* **Your instructions**
Transcribe the stretch of entries below from the line with "Clone this diagram in TikZ." through the line with "(community) at (210,136)", exactly and with both ends included; leave out all other lines.

-- start Input rows --

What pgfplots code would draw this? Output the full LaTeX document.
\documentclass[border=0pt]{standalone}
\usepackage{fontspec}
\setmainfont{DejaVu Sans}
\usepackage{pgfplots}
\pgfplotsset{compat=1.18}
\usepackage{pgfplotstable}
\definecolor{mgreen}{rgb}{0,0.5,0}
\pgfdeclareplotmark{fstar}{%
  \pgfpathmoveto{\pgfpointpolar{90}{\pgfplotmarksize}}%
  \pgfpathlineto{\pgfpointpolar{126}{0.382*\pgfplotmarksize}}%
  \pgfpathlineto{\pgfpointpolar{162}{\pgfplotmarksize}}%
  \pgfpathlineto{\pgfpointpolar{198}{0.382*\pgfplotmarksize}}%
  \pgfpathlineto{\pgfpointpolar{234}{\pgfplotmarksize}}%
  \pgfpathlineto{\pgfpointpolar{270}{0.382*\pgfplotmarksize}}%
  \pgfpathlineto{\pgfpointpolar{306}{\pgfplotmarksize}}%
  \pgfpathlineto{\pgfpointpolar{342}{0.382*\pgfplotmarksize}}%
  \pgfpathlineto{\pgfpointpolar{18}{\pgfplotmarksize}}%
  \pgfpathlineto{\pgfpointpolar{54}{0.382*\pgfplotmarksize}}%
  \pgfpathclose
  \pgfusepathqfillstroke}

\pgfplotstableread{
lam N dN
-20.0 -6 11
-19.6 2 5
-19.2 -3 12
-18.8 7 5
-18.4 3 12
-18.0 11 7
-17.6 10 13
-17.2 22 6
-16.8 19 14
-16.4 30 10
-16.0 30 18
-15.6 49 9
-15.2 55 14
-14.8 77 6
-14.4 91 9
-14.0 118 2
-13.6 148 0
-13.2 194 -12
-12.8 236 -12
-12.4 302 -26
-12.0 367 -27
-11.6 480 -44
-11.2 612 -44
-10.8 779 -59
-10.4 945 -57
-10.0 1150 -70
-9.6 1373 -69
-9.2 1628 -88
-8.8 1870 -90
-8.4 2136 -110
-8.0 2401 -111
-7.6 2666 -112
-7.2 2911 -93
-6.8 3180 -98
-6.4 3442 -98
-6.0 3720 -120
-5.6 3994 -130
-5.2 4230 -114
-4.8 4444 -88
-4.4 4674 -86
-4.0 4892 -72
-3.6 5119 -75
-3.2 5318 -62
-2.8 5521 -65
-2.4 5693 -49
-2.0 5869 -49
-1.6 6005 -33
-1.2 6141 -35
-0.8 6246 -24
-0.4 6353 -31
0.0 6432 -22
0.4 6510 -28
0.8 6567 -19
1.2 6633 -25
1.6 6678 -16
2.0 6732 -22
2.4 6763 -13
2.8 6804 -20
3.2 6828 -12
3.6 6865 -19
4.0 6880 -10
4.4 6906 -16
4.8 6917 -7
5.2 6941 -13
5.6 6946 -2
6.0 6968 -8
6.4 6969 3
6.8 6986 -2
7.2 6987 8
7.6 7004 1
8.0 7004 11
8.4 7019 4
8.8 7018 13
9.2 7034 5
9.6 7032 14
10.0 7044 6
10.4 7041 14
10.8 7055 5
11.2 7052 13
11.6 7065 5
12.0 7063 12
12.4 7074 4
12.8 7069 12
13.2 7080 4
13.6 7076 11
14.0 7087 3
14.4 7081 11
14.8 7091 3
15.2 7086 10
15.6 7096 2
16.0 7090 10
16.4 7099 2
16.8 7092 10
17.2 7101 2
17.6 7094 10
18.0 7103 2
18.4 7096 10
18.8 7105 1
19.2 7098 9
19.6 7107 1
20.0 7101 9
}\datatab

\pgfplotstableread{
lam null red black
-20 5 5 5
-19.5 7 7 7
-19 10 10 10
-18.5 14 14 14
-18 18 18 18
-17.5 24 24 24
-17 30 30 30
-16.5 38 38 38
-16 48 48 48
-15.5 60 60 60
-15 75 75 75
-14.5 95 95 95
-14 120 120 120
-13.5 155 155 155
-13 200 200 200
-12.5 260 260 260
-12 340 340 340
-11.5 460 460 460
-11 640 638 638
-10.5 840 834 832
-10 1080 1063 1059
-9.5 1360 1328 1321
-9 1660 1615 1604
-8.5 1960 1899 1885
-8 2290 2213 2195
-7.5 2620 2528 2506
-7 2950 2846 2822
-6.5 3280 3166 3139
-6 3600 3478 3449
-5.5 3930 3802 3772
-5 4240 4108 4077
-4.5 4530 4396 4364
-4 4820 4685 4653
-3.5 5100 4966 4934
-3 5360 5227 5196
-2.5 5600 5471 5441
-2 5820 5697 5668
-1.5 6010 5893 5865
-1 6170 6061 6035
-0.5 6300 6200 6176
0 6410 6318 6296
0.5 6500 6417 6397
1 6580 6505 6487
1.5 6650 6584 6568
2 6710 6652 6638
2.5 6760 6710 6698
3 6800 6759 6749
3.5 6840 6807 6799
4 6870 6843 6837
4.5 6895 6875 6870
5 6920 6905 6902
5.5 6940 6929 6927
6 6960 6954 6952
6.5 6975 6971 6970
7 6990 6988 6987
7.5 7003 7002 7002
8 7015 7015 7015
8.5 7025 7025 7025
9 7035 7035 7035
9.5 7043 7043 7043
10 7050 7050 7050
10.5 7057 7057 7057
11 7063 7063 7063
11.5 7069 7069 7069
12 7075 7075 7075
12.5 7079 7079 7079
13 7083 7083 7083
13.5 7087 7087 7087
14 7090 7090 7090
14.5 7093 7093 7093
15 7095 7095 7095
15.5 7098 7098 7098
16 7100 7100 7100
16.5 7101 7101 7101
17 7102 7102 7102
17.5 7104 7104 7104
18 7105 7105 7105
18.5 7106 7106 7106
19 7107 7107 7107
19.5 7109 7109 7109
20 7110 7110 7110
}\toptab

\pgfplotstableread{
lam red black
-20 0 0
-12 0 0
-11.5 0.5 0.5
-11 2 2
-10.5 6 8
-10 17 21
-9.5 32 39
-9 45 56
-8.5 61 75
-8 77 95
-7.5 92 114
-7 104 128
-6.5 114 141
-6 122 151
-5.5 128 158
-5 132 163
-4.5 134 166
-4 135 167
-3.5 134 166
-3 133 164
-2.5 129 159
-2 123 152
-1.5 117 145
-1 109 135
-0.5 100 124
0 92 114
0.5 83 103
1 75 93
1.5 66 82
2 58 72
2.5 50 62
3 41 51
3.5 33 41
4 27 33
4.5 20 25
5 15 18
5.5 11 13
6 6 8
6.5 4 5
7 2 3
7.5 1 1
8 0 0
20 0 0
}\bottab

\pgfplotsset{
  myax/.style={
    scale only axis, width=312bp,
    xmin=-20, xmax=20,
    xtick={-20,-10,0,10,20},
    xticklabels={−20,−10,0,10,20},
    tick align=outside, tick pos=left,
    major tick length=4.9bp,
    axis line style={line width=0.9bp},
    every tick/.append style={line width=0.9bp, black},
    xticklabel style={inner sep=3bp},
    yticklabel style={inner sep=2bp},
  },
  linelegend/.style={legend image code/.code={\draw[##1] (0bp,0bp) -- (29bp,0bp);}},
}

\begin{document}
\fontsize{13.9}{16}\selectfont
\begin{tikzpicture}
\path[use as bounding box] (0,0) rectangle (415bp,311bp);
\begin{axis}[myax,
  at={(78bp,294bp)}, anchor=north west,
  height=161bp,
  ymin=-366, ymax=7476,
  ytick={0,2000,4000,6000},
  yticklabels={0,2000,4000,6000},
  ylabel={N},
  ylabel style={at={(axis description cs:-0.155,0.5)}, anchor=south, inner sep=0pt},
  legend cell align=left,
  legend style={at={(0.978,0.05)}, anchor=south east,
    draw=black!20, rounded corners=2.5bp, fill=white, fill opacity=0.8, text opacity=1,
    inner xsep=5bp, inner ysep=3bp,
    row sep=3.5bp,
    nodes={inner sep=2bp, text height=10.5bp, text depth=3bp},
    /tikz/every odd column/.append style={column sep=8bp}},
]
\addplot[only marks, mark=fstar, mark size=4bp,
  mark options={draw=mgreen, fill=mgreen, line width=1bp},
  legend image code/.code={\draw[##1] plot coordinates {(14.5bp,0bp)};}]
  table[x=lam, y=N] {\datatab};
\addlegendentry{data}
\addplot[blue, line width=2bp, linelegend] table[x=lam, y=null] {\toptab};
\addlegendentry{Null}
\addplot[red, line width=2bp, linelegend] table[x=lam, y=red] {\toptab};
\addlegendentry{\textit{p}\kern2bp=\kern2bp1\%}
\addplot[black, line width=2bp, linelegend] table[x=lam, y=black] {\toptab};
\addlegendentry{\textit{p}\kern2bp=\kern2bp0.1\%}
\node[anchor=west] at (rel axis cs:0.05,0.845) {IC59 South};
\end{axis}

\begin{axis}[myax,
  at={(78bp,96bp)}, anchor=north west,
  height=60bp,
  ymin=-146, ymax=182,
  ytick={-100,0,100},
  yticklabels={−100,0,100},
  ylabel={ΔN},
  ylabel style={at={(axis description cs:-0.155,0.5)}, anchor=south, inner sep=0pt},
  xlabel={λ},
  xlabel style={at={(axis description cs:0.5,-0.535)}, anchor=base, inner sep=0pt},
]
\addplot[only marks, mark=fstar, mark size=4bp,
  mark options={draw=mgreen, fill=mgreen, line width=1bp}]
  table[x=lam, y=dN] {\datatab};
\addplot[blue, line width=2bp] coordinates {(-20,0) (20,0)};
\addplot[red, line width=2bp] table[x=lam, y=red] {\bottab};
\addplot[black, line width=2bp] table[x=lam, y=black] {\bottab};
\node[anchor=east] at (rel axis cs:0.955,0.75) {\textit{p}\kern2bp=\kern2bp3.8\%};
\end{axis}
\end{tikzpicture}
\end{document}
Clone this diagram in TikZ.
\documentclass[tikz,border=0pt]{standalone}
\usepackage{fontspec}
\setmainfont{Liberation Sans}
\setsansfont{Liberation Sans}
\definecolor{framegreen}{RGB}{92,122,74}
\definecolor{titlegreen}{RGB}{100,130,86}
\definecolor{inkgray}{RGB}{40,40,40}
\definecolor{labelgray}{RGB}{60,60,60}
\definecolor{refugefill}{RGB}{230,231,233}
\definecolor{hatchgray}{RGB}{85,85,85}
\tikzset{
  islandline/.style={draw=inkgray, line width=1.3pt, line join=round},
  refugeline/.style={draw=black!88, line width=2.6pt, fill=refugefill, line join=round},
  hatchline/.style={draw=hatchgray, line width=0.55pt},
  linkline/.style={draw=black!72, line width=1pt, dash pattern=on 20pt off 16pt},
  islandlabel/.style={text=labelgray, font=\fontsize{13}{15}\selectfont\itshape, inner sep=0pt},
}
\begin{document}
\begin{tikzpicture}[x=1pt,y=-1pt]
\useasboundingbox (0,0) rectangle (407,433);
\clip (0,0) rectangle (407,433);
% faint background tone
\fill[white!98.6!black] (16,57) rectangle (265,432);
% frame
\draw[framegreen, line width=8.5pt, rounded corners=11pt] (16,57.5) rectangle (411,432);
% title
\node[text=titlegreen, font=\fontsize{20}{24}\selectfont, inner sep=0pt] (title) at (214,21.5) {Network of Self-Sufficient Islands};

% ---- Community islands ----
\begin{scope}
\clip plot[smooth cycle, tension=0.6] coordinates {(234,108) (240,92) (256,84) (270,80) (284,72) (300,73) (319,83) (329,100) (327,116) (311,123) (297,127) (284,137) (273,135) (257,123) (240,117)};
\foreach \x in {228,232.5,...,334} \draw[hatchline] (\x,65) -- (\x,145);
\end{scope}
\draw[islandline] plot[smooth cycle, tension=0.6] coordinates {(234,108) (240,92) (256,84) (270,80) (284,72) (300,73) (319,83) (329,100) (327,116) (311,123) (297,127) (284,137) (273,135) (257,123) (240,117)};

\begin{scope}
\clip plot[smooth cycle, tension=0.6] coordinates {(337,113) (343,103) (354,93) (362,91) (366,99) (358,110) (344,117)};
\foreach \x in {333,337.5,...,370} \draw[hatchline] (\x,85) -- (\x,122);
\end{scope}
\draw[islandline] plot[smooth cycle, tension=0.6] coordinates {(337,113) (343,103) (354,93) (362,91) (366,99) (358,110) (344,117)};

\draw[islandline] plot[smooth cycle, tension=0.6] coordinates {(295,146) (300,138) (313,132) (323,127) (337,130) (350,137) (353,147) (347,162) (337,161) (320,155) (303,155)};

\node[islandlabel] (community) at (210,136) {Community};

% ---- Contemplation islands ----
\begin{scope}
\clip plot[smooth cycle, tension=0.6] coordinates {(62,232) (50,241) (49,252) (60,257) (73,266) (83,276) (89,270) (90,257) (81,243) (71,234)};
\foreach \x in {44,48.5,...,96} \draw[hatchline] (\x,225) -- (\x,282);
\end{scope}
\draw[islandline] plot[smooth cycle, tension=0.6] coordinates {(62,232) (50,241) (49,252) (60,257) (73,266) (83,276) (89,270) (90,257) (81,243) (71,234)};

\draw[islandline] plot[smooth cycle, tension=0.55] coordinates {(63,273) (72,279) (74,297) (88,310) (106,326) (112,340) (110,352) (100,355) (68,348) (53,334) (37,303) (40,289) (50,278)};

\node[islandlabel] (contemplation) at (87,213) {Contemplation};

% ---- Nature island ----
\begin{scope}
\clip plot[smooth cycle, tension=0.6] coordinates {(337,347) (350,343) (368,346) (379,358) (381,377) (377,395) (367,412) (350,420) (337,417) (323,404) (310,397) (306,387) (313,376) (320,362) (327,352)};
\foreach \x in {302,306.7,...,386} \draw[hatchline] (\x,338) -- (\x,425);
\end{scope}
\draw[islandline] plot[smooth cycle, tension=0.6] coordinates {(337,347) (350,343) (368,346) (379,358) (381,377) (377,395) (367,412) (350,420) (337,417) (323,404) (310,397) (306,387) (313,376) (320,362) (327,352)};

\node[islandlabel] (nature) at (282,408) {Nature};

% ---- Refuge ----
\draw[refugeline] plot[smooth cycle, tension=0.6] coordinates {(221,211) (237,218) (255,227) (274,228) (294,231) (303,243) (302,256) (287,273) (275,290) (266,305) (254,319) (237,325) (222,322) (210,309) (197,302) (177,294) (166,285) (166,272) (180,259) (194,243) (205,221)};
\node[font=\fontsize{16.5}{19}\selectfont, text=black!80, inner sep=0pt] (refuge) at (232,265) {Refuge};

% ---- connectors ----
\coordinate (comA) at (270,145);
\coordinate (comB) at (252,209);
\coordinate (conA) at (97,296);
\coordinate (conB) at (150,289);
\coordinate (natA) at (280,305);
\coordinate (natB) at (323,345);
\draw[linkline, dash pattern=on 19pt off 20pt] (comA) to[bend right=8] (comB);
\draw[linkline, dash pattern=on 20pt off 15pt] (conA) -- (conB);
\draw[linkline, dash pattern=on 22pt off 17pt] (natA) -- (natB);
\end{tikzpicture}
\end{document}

-- end Input rows --

* **Exercise response**
Clone this diagram in TikZ.
\documentclass[tikz,border=0pt]{standalone}
\usepackage{fontspec}
\setmainfont{Liberation Sans}
\setsansfont{Liberation Sans}
\definecolor{framegreen}{RGB}{92,122,74}
\definecolor{titlegreen}{RGB}{100,130,86}
\definecolor{inkgray}{RGB}{40,40,40}
\definecolor{labelgray}{RGB}{60,60,60}
\definecolor{refugefill}{RGB}{230,231,233}
\definecolor{hatchgray}{RGB}{85,85,85}
\tikzset{
  islandline/.style={draw=inkgray, line width=1.3pt, line join=round},
  refugeline/.style={draw=black!88, line width=2.6pt, fill=refugefill, line join=round},
  hatchline/.style={draw=hatchgray, line width=0.55pt},
  linkline/.style={draw=black!72, line width=1pt, dash pattern=on 20pt off 16pt},
  islandlabel/.style={text=labelgray, font=\fontsize{13}{15}\selectfont\itshape, inner sep=0pt},
}
\begin{document}
\begin{tikzpicture}[x=1pt,y=-1pt]
\useasboundingbox (0,0) rectangle (407,433);
\clip (0,0) rectangle (407,433);
% faint background tone
\fill[white!98.6!black] (16,57) rectangle (265,432);
% frame
\draw[framegreen, line width=8.5pt, rounded corners=11pt] (16,57.5) rectangle (411,432);
% title
\node[text=titlegreen, font=\fontsize{20}{24}\selectfont, inner sep=0pt] (title) at (214,21.5) {Network of Self-Sufficient Islands};

% ---- Community islands ----
\begin{scope}
\clip plot[smooth cycle, tension=0.6] coordinates {(234,108) (240,92) (256,84) (270,80) (284,72) (300,73) (319,83) (329,100) (327,116) (311,123) (297,127) (284,137) (273,135) (257,123) (240,117)};
\foreach \x in {228,232.5,...,334} \draw[hatchline] (\x,65) -- (\x,145);
\end{scope}
\draw[islandline] plot[smooth cycle, tension=0.6] coordinates {(234,108) (240,92) (256,84) (270,80) (284,72) (300,73) (319,83) (329,100) (327,116) (311,123) (297,127) (284,137) (273,135) (257,123) (240,117)};

\begin{scope}
\clip plot[smooth cycle, tension=0.6] coordinates {(337,113) (343,103) (354,93) (362,91) (366,99) (358,110) (344,117)};
\foreach \x in {333,337.5,...,370} \draw[hatchline] (\x,85) -- (\x,122);
\end{scope}
\draw[islandline] plot[smooth cycle, tension=0.6] coordinates {(337,113) (343,103) (354,93) (362,91) (366,99) (358,110) (344,117)};

\draw[islandline] plot[smooth cycle, tension=0.6] coordinates {(295,146) (300,138) (313,132) (323,127) (337,130) (350,137) (353,147) (347,162) (337,161) (320,155) (303,155)};

\node[islandlabel] (community) at (210,136) {Community};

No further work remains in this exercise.